Here is the part collectors actually chase. By 1996 the U.S. commemorative program had a problem of its own making: too many coins. The early-to-mid 1990s saw a flood of commemoratives, and buyers had stopped showing up. The Smithsonian dollar was authorized for up to 650,000 pieces. It sold a fraction of that.

The 1996-P proof finished at 129,152 struck. The 1996-D uncirculated finished at just 31,320 — one of the lower business-strike mintages in the entire modern commemorative series. (A "business strike" or "uncirculated" coin is the ordinary, non-mirror finish; a "proof" is the polished, frosted-relief presentation strike made for collectors.) That low Denver mintage is the coin's headline: scarce by accident, because almost nobody bought it at the time.

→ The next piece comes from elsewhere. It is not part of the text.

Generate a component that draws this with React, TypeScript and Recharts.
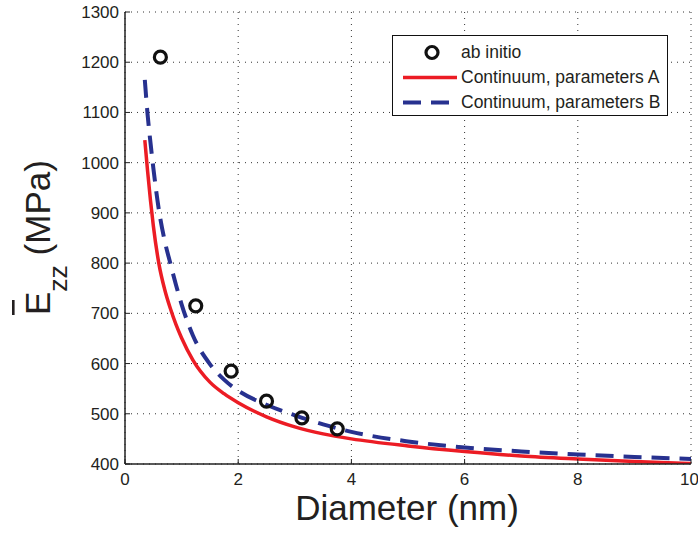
import React from 'react';
import { ComposedChart, Line, Scatter, XAxis, YAxis, CartesianGrid, Legend } from 'recharts';

const abInitioDiam = [0.625, 1.25, 1.875, 2.5, 3.125, 3.75];
const abInitioVal = [1210, 715, 585, 525, 492, 470];

const contADiam = [0.35, 0.4, 0.45, 0.5, 0.6, 0.7, 0.8, 0.9, 1.0, 1.2, 1.5, 1.75, 2.0, 2.5, 3.0, 3.5, 4.0, 5.0, 6.0, 7.0, 8.0, 9.0, 10.0];
const contAVal = [1045, 982, 925, 875, 798, 748, 710, 678, 651, 607, 563, 540, 522, 494, 474, 460, 450, 436, 425, 416, 410, 405, 401];

const contBDiam = [0.35, 0.4, 0.45, 0.5, 0.6, 0.7, 0.8, 0.9, 1.0, 1.2, 1.5, 1.75, 2.0, 2.5, 3.0, 3.5, 4.0, 5.0, 6.0, 7.0, 8.0, 9.0, 10.0];
const contBVal = [1165, 1095, 1040, 990, 905, 845, 800, 757, 718, 656, 599, 568, 546, 518, 497, 479, 464, 445, 433, 425, 419, 414, 410];

const xTicks = [0, 2, 4, 6, 8, 10];
const yTicks = [400, 500, 600, 700, 800, 900, 1000, 1100, 1200, 1300];

const seriesNames = ['ab initio', 'Continuum, parameters A', 'Continuum, parameters B'];

const abInitioData = abInitioDiam.map((d, i) => ({ d, v: abInitioVal[i] }));
const contAData = contADiam.map((d, i) => ({ d, v: contAVal[i] }));
const contBData = contBDiam.map((d, i) => ({ d, v: contBVal[i] }));

const FONT = '"Liberation Sans", Arial, sans-serif';
const RED = '#ec1c24';
const BLUE = '#27318f';
const TXT = '#231f20';

const Ring = (props: any) => {
  const { cx, cy } = props;
  if (cx == null || cy == null) return <g />;
  return <circle cx={cx} cy={cy} r={6} fill="none" stroke="#111" strokeWidth={3.2} />;
};

const LegendBox = () => (
  <div
    style={{
      width: 274,
      height: 79,
      border: '1px solid #111',
      background: '#fff',
      fontFamily: FONT,
      fontSize: 17.5,
      color: TXT,
      boxSizing: 'content-box',
    }}
  >
    {[0, 1, 2].map((i) => (
      <div key={i} style={{ display: 'flex', alignItems: 'center', height: 25, marginTop: i === 0 ? 4 : 0 }}>
        <svg width={68} height={25} style={{ display: 'block' }}>
          {i === 0 && <circle cx={39} cy={12.5} r={6} fill="none" stroke="#111" strokeWidth={3.2} />}
          {i === 1 && <line x1={10} x2={64} y1={12.5} y2={12.5} stroke={RED} strokeWidth={3.5} />}
          {i === 2 && <line x1={10} x2={64} y1={12.5} y2={12.5} stroke={BLUE} strokeWidth={4} strokeDasharray="18 10" />}
        </svg>
        <span style={{ lineHeight: '25px', whiteSpace: 'nowrap' }}>{seriesNames[i]}</span>
      </div>
    ))}
  </div>
);

const YLabel = () => (
  <g>
    <text
      transform="translate(50,315) rotate(-90)"
      x={0}
      y={0}
      fontFamily={FONT}
      fontSize={35}
      fill={TXT}
    >
      <tspan>E</tspan>
      <tspan fontSize={26.5} dy={16.5}>zz</tspan>
      <tspan dy={-16.5}> (MPa)</tspan>
    </text>
    <rect x={12} y={300} width={2.6} height={15} fill={TXT} />
  </g>
);

const XLabel = () => (
  <text x={407} y={520} textAnchor="middle" fontFamily={FONT} fontSize={35} fill={TXT}>
    Diameter (nm)
  </text>
);

const NoTick = () => <g />;

export default function App() {
  return (
    <div style={{ position: 'absolute', left: 0, top: 0, background: '#fff' }}>
      <ComposedChart width={698} height={534} margin={{ top: 12, right: 7, left: 0, bottom: 0 }}>
        <CartesianGrid stroke="#333" strokeDasharray="1 5" strokeWidth={1} />
        <XAxis
          xAxisId={0}
          dataKey="d"
          type="number"
          domain={[0, 10]}
          ticks={xTicks}
          allowDataOverflow
          height={70}
          tickSize={-5}
          tickMargin={14}
          axisLine={{ stroke: '#222', strokeWidth: 1.5 }}
          tickLine={{ stroke: '#222' }}
          tick={{ fontFamily: FONT, fontSize: 17, fill: TXT }}
          label={{ content: () => <XLabel /> }}
        />
        <XAxis
          xAxisId="top"
          orientation="top"
          dataKey="d"
          type="number"
          domain={[0, 10]}
          ticks={xTicks}
          allowDataOverflow
          height={0}
          tickSize={-5}
          axisLine={{ stroke: '#222', strokeWidth: 1.2 }}
          tickLine={{ stroke: '#222' }}
          tick={NoTick}
        />
        <YAxis
          yAxisId={0}
          type="number"
          domain={[400, 1300]}
          ticks={yTicks}
          allowDataOverflow
          width={125}
          tickSize={-5}
          tickMargin={11}
          axisLine={{ stroke: '#222', strokeWidth: 1.5 }}
          tickLine={{ stroke: '#222' }}
          tick={{ fontFamily: FONT, fontSize: 17, fill: TXT }}
          label={{ content: () => <YLabel /> }}
        />
        <YAxis
          yAxisId="right"
          orientation="right"
          type="number"
          domain={[400, 1300]}
          ticks={yTicks}
          allowDataOverflow
          width={0}
          tickSize={-5}
          axisLine={{ stroke: '#222', strokeWidth: 1.2 }}
          tickLine={{ stroke: '#222' }}
          tick={NoTick}
        />
        <Line
          data={contAData}
          dataKey="v"
          name={seriesNames[1]}
          type="monotone"
          stroke={RED}
          strokeWidth={3.5}
          dot={false}
          activeDot={false}
          isAnimationActive={false}
        />
        <Line
          data={contBData}
          dataKey="v"
          name={seriesNames[2]}
          type="monotone"
          stroke={BLUE}
          strokeWidth={4}
          strokeDasharray="18 10"
          dot={false}
          activeDot={false}
          isAnimationActive={false}
        />
        <Scatter
          data={abInitioData}
          dataKey="v"
          name={seriesNames[0]}
          shape={<Ring />}
          isAnimationActive={false}
        />
        <Legend
          layout="horizontal"
          verticalAlign="middle"
          align="center"
          content={() => <LegendBox />}
          wrapperStyle={{ position: 'absolute', left: 392, top: 35, width: 276, height: 81 }}
        />
      </ComposedChart>
    </div>
  );
}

Two practical things follow. First, the uncirculated 1996-D is the harder of the pair to find and the one grade-conscious collectors watch. Second, both versions were sold in several packagings — singly, in two-coin silver sets, in a four-coin set that paired them with the gold $5, and in a Young Collectors set — so original Mint holders and certificates of authenticity turn up in different configurations. As always with moderns, condition is the game: these were made to be saved, so high grades are common and only the very top of the grading scale carries a real premium.

There is also the quiet detail that makes this coin a favorite among numismatists specifically. Of the $10 surcharge on every dollar, the law sent 15% to support the National Numismatic Collection — the Smithsonian's own holding of money and medals, the largest such collection in the world at roughly 1.6 million objects. In other words, this is one of the rare coins partly designed to fund a museum of coins.

Questions collectors ask

Why is the 1996 Smithsonian silver dollar's mintage so low?

By 1996 the U.S. Mint had issued a glut of commemoratives and collector demand had cooled. The dollar was authorized for up to 650,000 pieces but sold far fewer — 129,152 proofs and just 31,320 uncirculated. The low uncirculated figure makes it one of the scarcer modern commemoratives, not by design but because buyers stayed away.

What's the difference between the 1996-P and 1996-D Smithsonian dollars?

The 1996-P (Philadelphia mint mark) is the proof — the polished, mirror-field collector strike — with 129,152 made. The 1996-D (Denver) is the uncirculated business strike, with only 31,320 made, which makes the D the harder coin to find.

How much silver is in the coin?

It weighs 26.73 grams and is 90% silver, 10% copper — about 0.77 troy ounces of pure silver. That gives it a real bullion floor beneath any collector value.

What does the reverse design represent?

It's an allegorical figure seated on the globe holding the torch of knowledge and a scroll reading 'art, history and science,' encircled by Smithson's own phrase 'For the increase and diffusion of knowledge.' John Mercanti adapted it from the Smithsonian's Langley Gold Medal.

Who was James Smithson, and why does the Smithsonian carry his name?

Smithson was a British scientist who never visited the United States. He left his fortune to America to found an institution 'for the increase and diffusion of knowledge.' Congress accepted the gift and established the Smithsonian in 1846 — the founding the coin's 1846–1996 date commemorates.

Is there a gold version of this coin?

Yes — a companion 1996 $5 gold coin was issued in the same program, with a portrait of James Smithson by Alfred Maletsky and a sunburst reverse by T. James Ferrell. It is a separate coin from the silver dollar, with its own much smaller mintage.